I feel like Duncan Black’s written this post a million times:
Nobody cares about the deficit. Why don’t people understand this?
This question has a real answer, though. Politicians don’t understand that the voters don’t care about the deficit because the voters themselves don’t understand that they don’t care about the deficit. Black, Paul Krugman, Brad DeLong, and I all believe that with unemployment high and interest rates and inflation low that a larger short-term deficit will help post real output and reduce unemployment. If most people agreed with that, then politicians would talk about the deficit in a different way.
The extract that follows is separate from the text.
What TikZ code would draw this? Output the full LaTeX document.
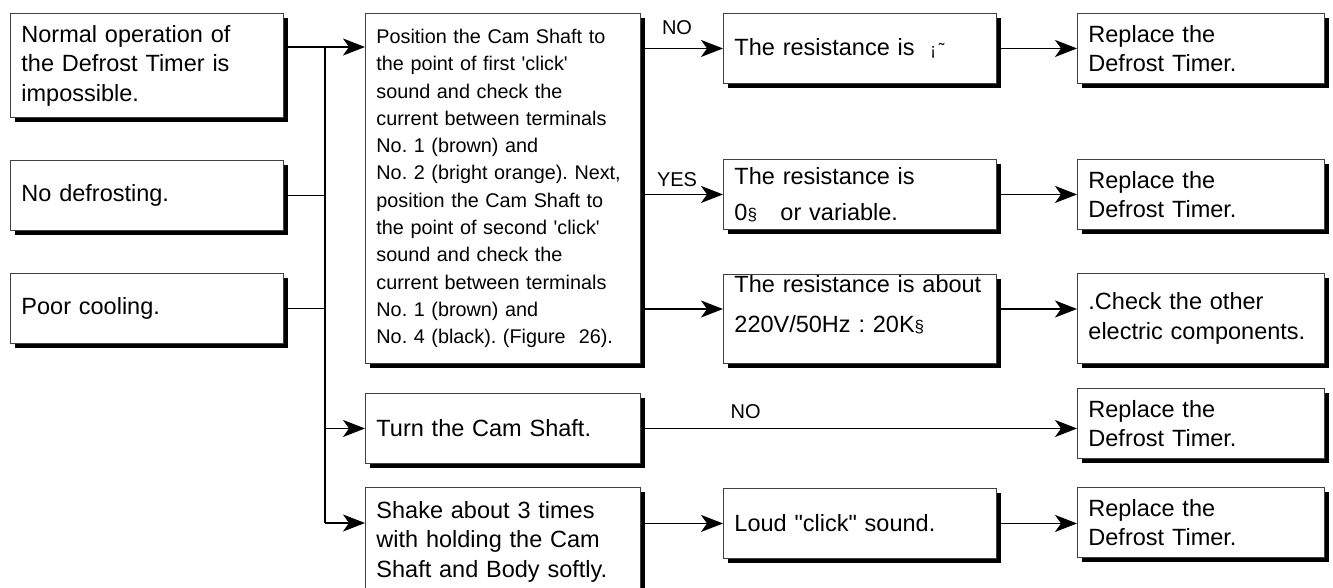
\documentclass[tikz,border=0pt]{standalone}
\usepackage{fontspec}
\setmainfont{Liberation Sans}[Ligatures=TeXOff]
\usetikzlibrary{arrows.meta, positioning, shadows}
\frenchspacing

\begin{document}
\begin{tikzpicture}[x=1pt, y=-1pt,
      box/.style={rectangle, draw=black!75, line width=0.9pt, fill=white, anchor=north west, align=left,
        inner xsep=11pt, inner ysep=0pt, font=\fontsize{23.5}{29.5}\selectfont,
        drop shadow={shadow xshift=5pt, shadow yshift=-5pt, fill=black, opacity=1}},
      cause/.style={box, text width=251pt, minimum height=70pt},
      test/.style={box, text width=253pt, minimum height=70pt},
      result/.style={box, text width=251pt, minimum height=70pt},
      fix/.style={box, text width=225pt, minimum height=70pt},
      arr/.style={-{Stealth[length=22pt, width=17pt, inset=6pt]}, line width=1.6pt},
      link/.style={line width=1.6pt},
      yesno/.style={font=\fontsize{20}{24}\selectfont, inner sep=0pt}]
      \useasboundingbox (0,0) rectangle (1333,587);

      % Symptoms
      \node[cause, minimum height=104pt] (norm) at (10,13) {Normal operation of\\the Defrost Timer is\\impossible.};
      \node[cause] (nodef) at (10,160) {No defrosting.};
      \node[cause] (poor) at (10,273) {Poor cooling.};

      % Checks
      \node[test, minimum height=350pt, font=\fontsize{19.8}{27.3}\selectfont] (cam) at (365,13)
        {Position the Cam Shaft to\\the point of first 'click'\\sound and check the\\current between terminals\\No. 1 (brown) and\\No. 2 (bright orange). Next,\\position the Cam Shaft to\\the point of second 'click'\\sound and check the\\current between terminals\\No. 1 (brown) and\\No. 4 (black). (Figure\ \ 26).};
      \node[test] (turn) at (365,393) {Turn the Cam Shaft.};
      \node[test, minimum height=108pt] (shake) at (365,487) {Shake about 3 times\\with holding the Cam\\Shaft and Body softly.};

      % Results
      \node[result] (resA) at (723,13) {The resistance is\ \ {\fontsize{17}{17}\selectfont ¡\,˜}};
      \node[result] (resB) at (723,159) {The resistance is\\[7pt]0{\fontsize{17}{17}\selectfont §}\ \ \ or variable.};
      \node[result, minimum height=89pt] (resC) at (723,274) {The resistance is about\\[10pt]220V/50Hz : 20K{\fontsize{17}{17}\selectfont §}\\\mbox{}};
      \node[result] (loud) at (723,488) {Loud "click" sound.};

      % Actions
      \node[fix] (repA) at (1077,13) {Replace the\\Defrost Timer.};
      \node[fix] (repB) at (1077,159) {Replace the\\Defrost Timer.};
      \node[fix, minimum height=90pt] (other) at (1077,273) {.Check the other\\electric components.};
      \node[fix] (repC) at (1077,388) {Replace the\\Defrost Timer.};
      \node[fix] (repD) at (1077,487) {Replace the\\Defrost Timer.};

      % Bus on the left
      \coordinate (hub) at (325,47);
      \coordinate (hubend) at (325,523);
      \draw[link] (norm.east |- hub) -- (hub);
      \draw[link] (nodef.east) -- (nodef.east -| hub);
      \draw[link] (poor.east) -- (poor.east -| hub);
      \draw[link] (hub) -- (hubend);
      \draw[arr] (hub) -- (hub -| cam.west);
      \draw[arr] (hub |- turn.west) -- (turn.west);
      \draw[arr] (hubend) -- (hubend -| shake.west);

      % Arrows
      \coordinate (cin) at (723,309);
      \draw[arr] (cam.east |- resA.west) -- (resA.west) node[yesno, pos=0.44, above=13pt] (no1) {NO};
      \draw[arr] (cam.east |- resB.west) -- (resB.west) node[yesno, pos=0.44, above=7pt] (yes1) {YES};
      \draw[arr] (cam.east |- cin) -- (cin);
      \draw[arr] (resA.east) -- (repA.west);
      \draw[arr] (resB.east) -- (repB.west);
      \draw[arr] (resC.east |- cin) -- (other.west |- cin);
      \draw[arr] (turn.east) -- (turn.east -| repC.west) node[yesno, pos=0.24, above=9pt] (no2) {NO};
      \draw[arr] (shake.east |- loud.west) -- (loud.west);
      \draw[arr] (loud.east) -- (loud.east -| repD.west);
\end{tikzpicture}
\end{document}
But they don’t. Public understanding of fiscal policy is hazy, inaccurate, and dominated by fallacious analogies between a national government and a household. What’s more, voters believe that deficits are primarily driven by wasteful government spending. So when a recession strikes the deficit spikes, and people complain. The smart thing for a politician to do under the circumstances is ignore the voters, do what you can to fix the economy, and recognize that in the end the economy drives public opinion. But of course much like the voters themselves, many politicians and political staffers are not that savvy about New Keynesian macroeconomic models. Indeed, it seems to me that many grassroots proponents of expansionary fiscal policy seem to actually be in the grips of the broken windows fallacy. Over the long-term, the country and the world will be a lot better off if we can improve people’s understanding of the business cycle. And improvement on the margin counts. It’s not that everyone needs to be expert in this subject, but people all up and down the spectrum of “need-to-know”-ness (politicians, staffers, journalists, voters) could be better informed than they are.